First, it assumes that this group is good at predicting the future, which research tells us over and over again is something humans are not good at. Case in point: hedge funds, who rely on predicting the movement of stocks, yielded 50% of the returns of simply betting on the S&P500 in 2017. The implications of this are profound. Relying on terrible predictors of future events (read humans) to build a product plan is incredibly risky. The bets this group made about the wants and needs of the consumers of this product will likely be wrong. I wouldn’t want to bet the future of my product or company on this approach. It’s best to accept that we humans are terrible at predicting, and, therefore look for a system that doesn’t rely on humans making long term predictions.
This problem isn’t particularly new. Car manufacturers were faced with an equally challenging problem, that of predicting demand over a period of time. Not only did they have to predict aggregate demand (how many cars will they sell), but they had to break that demand into discrete components (demand for Toyota Corolla vs Toyota Camry). Car manufactures would rely on these predictions to purchase raw materials, build up inventory and hope that they are right. Get these predictions wrong and they would end up spending huge amounts of cash and a massive build up of unsold car on their lots. That could spell disaster for a car company.
And then, came Toyota..
“Just-in-Time means making only what is needed, when it is needed, and in the amount needed. For example, to efficiently produce a large number of automobiles, which can consist of around 30,000 parts, it is necessary to create a detailed production plan that includes parts procurement. Supplying what is needed, when it is needed, and in the amount needed according to this production plan can eliminate waste, inconsistencies, and unreasonable requirements, resulting in improved productivity.”
That. Is. Amazing!
Much has been written about the merits of the Toyota Production System (TPS) and its reliance on Kanban and JIT manufacturing to eliminate waste and maximize yield. At Qumulo, we wanted to build a process that can yield these same outcomes but work for the software industry. The very first problem we tackled was in trying to answer what to work on at any point in time. For that, we relied on a process that continuously re-evaluates and re-prioritizes work.

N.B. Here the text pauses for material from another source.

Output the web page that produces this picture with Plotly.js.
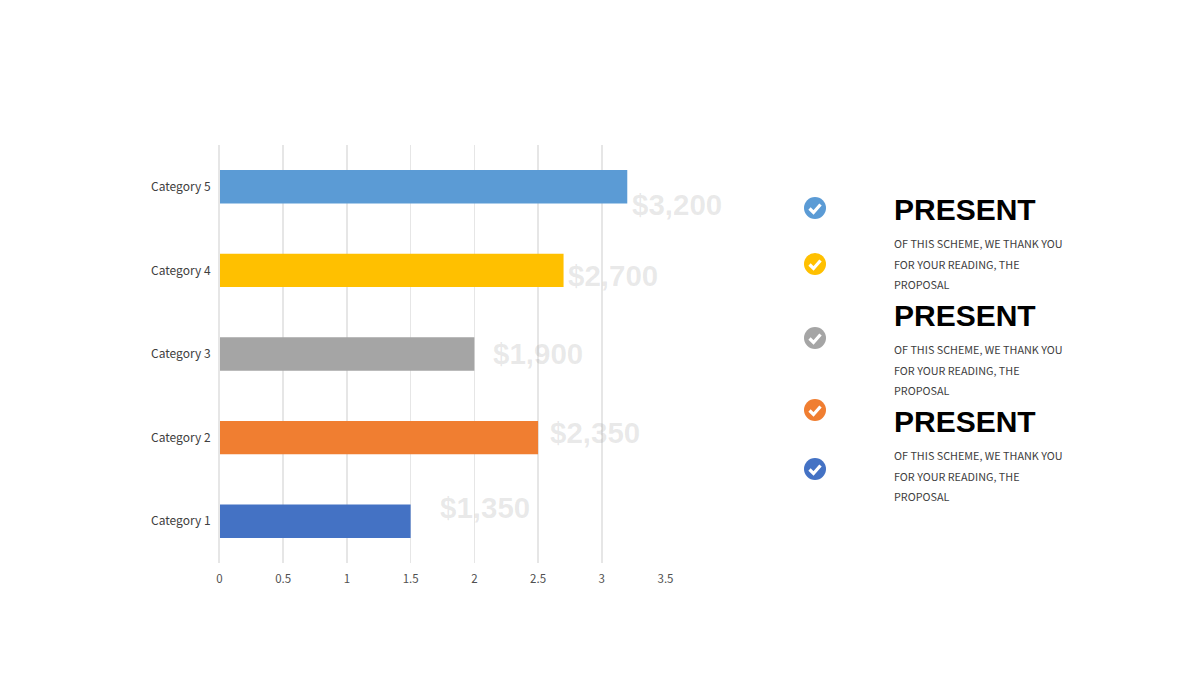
<!DOCTYPE html>
<html><head><meta charset="utf-8">
<script src="https://cdn.plot.ly/plotly-3.0.1.min.js"></script>
<style>html,body{margin:0;padding:0;background:#fff}#c{width:1200px;height:680px}</style></head>
<body><div id="c"></div>
<script>
const categories = ['Category 1','Category 2','Category 3','Category 4','Category 5'];
const values = [1.5,2.5,2,2.7,3.2];
const barColors = ['#4472C4','#F07E31','#A5A5A5','#FFC000','#5B9BD5'];
const valueLabels = ['$1,350','$2,350','$1,900','$2,700','$3,200'];
const valueLabelX = [485,595,538,613,677];
const valueLabelY = [507.5,432.5,353.5,275.5,204.5];
const iconX = [815,815,815,815,815];
const iconY = [469,410,338,264,208];
const blockTitle = 'PRESENT';
const blockTitleY = [209,315,421];
const blockLines = ['OF THIS SCHEME, WE THANK YOU','FOR YOUR READING, THE','PROPOSAL'];
const blockLineOffsets = [34,54.5,75];
const textX = 894;

const W=1200,H=680;
const cjk='"Noto Sans CJK SC","Noto Sans",sans-serif';
const arial='"Liberation Sans",Arial,sans-serif';

const ann=[];
valueLabels.forEach((t,i)=>ann.push({xref:'x2',yref:'y2',x:valueLabelX[i],y:valueLabelY[i],text:t,showarrow:false,xanchor:'center',yanchor:'middle',
  font:{family:arial,size:29.5,color:'rgba(120,120,120,0.17)',weight:700}}));
blockTitleY.forEach(y=>{
  ann.push({xref:'x2',yref:'y2',x:textX,y:y,text:'<b>'+blockTitle+'</b>',showarrow:false,xanchor:'left',yanchor:'middle',xshift:-2,
    font:{family:arial,size:30,color:'#000'}});
  blockLines.forEach((l,j)=>ann.push({xref:'x2',yref:'y2',x:textX,y:y+blockLineOffsets[j],text:l,showarrow:false,xanchor:'left',yanchor:'middle',xshift:-2,
    font:{family:cjk,size:10.8,color:'#404040'}}));
});

const checks=iconX.map((x,i)=>{const y=iconY[i];return {type:'path',xref:'x2',yref:'y2',
  path:`M${x-5.5},${y+0.5} L${x-1.5},${y+4.5} L${x+5.5},${y-3.5}`,line:{color:'#fff',width:3.2},layer:'above'};});

const traces=[
 {type:'bar',orientation:'h',y:categories,x:values,width:0.4,marker:{color:barColors,line:{width:0}},hoverinfo:'skip',xaxis:'x',yaxis:'y'},
 {type:'scatter',mode:'markers',x:iconX,y:iconY,xaxis:'x2',yaxis:'y2',marker:{size:22,color:barColors,symbol:'circle',line:{width:0}},hoverinfo:'skip'}
];
const layout={
 width:W,height:H,margin:{l:0,r:0,t:0,b:0},paper_bgcolor:'#fff',plot_bgcolor:'rgba(0,0,0,0)',showlegend:false,
 xaxis:{domain:[219.5/W,665.5/W],range:[0,3.5],tickvals:[0,0.5,1,1.5,2,2.5,3,3.5],ticktext:['0','0.5','1','1.5','2','2.5','3','3.5'],
   showgrid:true,gridcolor:'#E6E6E6',gridwidth:1.5,zeroline:false,showline:false,ticks:'',anchor:'y',ticklabelstandoff:7,
   tickfont:{family:cjk,size:11.5,color:'#505050'},automargin:false},
 yaxis:{domain:[1-563/H,1-145/H],type:'category',range:[-0.5,4.5],showgrid:false,zeroline:false,
   showline:true,linecolor:'#E6E6E6',linewidth:1.5,ticks:'',anchor:'x',ticklabelstandoff:5,
   tickfont:{family:cjk,size:12,color:'#404040'},automargin:false},
 xaxis2:{domain:[0,1],range:[0,W],visible:false,anchor:'y2',fixedrange:true},
 yaxis2:{domain:[0,1],range:[H,0],visible:false,anchor:'x2',fixedrange:true},
 annotations:ann,shapes:checks
};
Plotly.newPlot('c',traces,layout,{displayModeBar:false,staticPlot:true});
</script></body></html>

The first step in our approach is to create a prioritized backlog of work. This assumes that we are starting from a blank sheet of paper: no product exists yet. The bootstrapping process will likely be much similar to the process I outlined earlier whereby a group of stakeholders from various parts of the company get together and try to predict the future. The difference this time , is that they all agree that whatever they agree on will be continuously reviewed — in our case on a weekly basis — and likely change.
The plan is never locked. The end result of this bootstrapping process is an ordered list of work, with high level estimates to delivery associated with some or TBD with ones that are still without estimates. An example list is shown below.

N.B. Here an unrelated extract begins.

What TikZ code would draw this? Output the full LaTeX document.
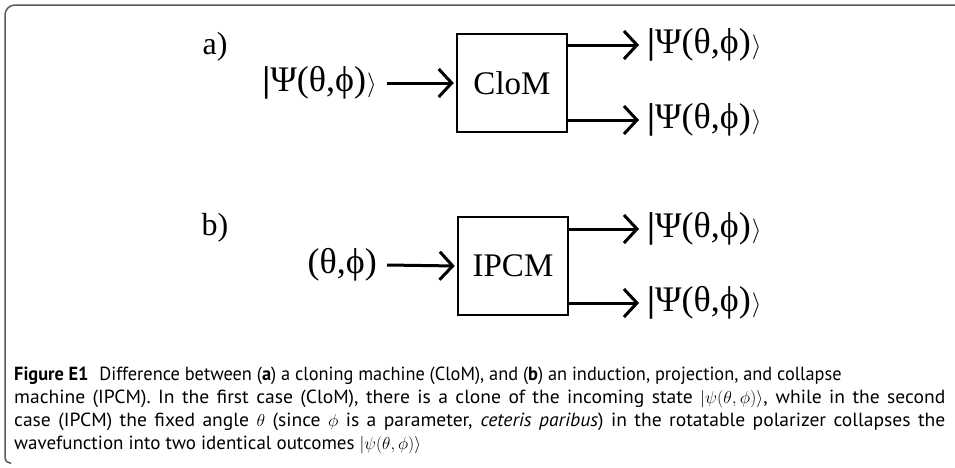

The diagram above shows the result of this bootstrapping process, which results in an ordered list of features. Features are assigned to an available product delivery team, who will usually start off by providing a delivery SWAG for their feature. Features with no team assigned to them will be worked on in priority order as soon as a product delivery team frees up.
This model has a few key assumptions:
Every week members of the engineering, product and support leadership teams will huddle for 30–60 minutes to evaluate progress against the currently assigned work items. That crew will also take into consideration new data learned over the last week. Data points from existing customers, engineers, sales and support might require that the backlog be revisited. The end result of this meeting is an updated backlog, which for the majority of the time remains unchanged from last week.
There are times though that the backlog, and therefore what teams are working on, will change. For example, a customer escalation or an impending deal with a feature request might require that new work be added to the backlog. The diagram below shows the revised backlog from Figure 1 above.
The initial backlog in Figure 1 was updated to reflect an incoming customer escalation that was assigned to team Quay. That team had to temporarily put their work on Feature A down to deal with the escalation. Similarly, Feature I was added to the backlog at priority 8 pushing Feature F further down.
This process also relies on us having high fidelity and frequent data about the state of the product. We rely on looking at sales data from Salesforce, having weekly calls with the sales leadership to understand customer requests, evaluating customer support issues and data from our engineering team related to quality, refactoring and exploratory projects (we allocate 20% of our bandwidth to engineering driven projects). This data, along with a weekly cadence of assessing where all projects are relative to their plan, allows us to continuously prune and re-evaluate our backlog. Adhering to this process results in the backlog being a live document that is continuously — at least weekly — updated to reflect all what we know about the state of the product and therefore helps us minimize waste and ensure that we are continuously working on the most important features for the business.